Paul Byerly June 10, 2015 at 7:55 am

@sunny-dee RCA is a new term, and a good one, thanks.
I agree there are situations where there is no answer to why, or at least not one we can comprehend. Learning to be okay with not knowing is a good skill to develop!
Paul Byerly recently posted…A Public BlessingMy Profile


Kay June 17, 2015 at 8:46 am

Could this be the reason my husband is so grumpy about spending time with my family? He is not a grumpy person, but I honestly cannot remember a single time that we have spent time with my family without him being grumpy both before and after. For example, we have an important family wedding out of town this weekend and he has done nothing but complain about how expensive the baby sitter is going to be (so much so my parents offered to pay) and how it sucks that it is on Father’s Day weekend so he can’t even have a relaxing day with his family because we will be traveling, etc etc. Is it just that he would rather do anything else than spend time with my family, even though he won’t come out and say that? Like I am high-jacking his weekend by forcing him to go to a wedding (that is extremely important to me)?

I do think I need to draw his attention to this grumpiness surrounding my family, however. It is a pattern. And it is so hurtful. I don’t think he realizes that it feels to me like a rejection of my family, and a rejection of my family is basically a rejection of me too.

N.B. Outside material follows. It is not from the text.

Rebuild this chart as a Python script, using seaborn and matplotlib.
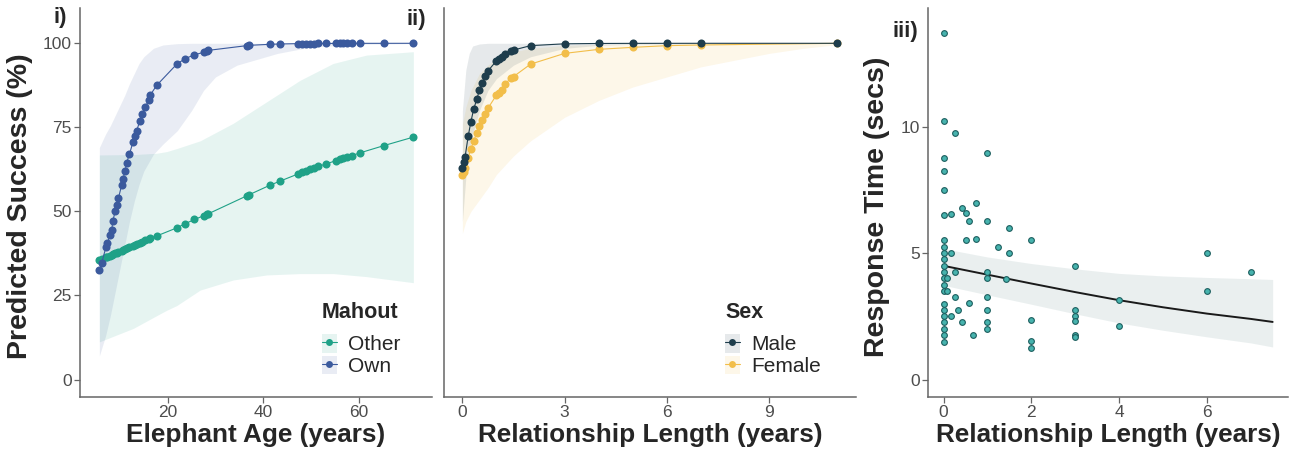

I can’t make him like my family, but it is still important to spend time with them on rare occasions and I don’t think it is too much to ask that he stop being so grumpy about it. We see my family maybe three times a year (and his almost every day).


Paul Byerly June 17, 2015 at 8:57 pm

@Kay – Given what you’ve said I think you have nailed it. He may or may not have made the connection – it’s amazing how blind we can be to our own motivations and actions.

I would address it with him – after the wedding. Maybe start with more general questions about how he feels about your family, then mention his out of character grumpiness related to spending time with them.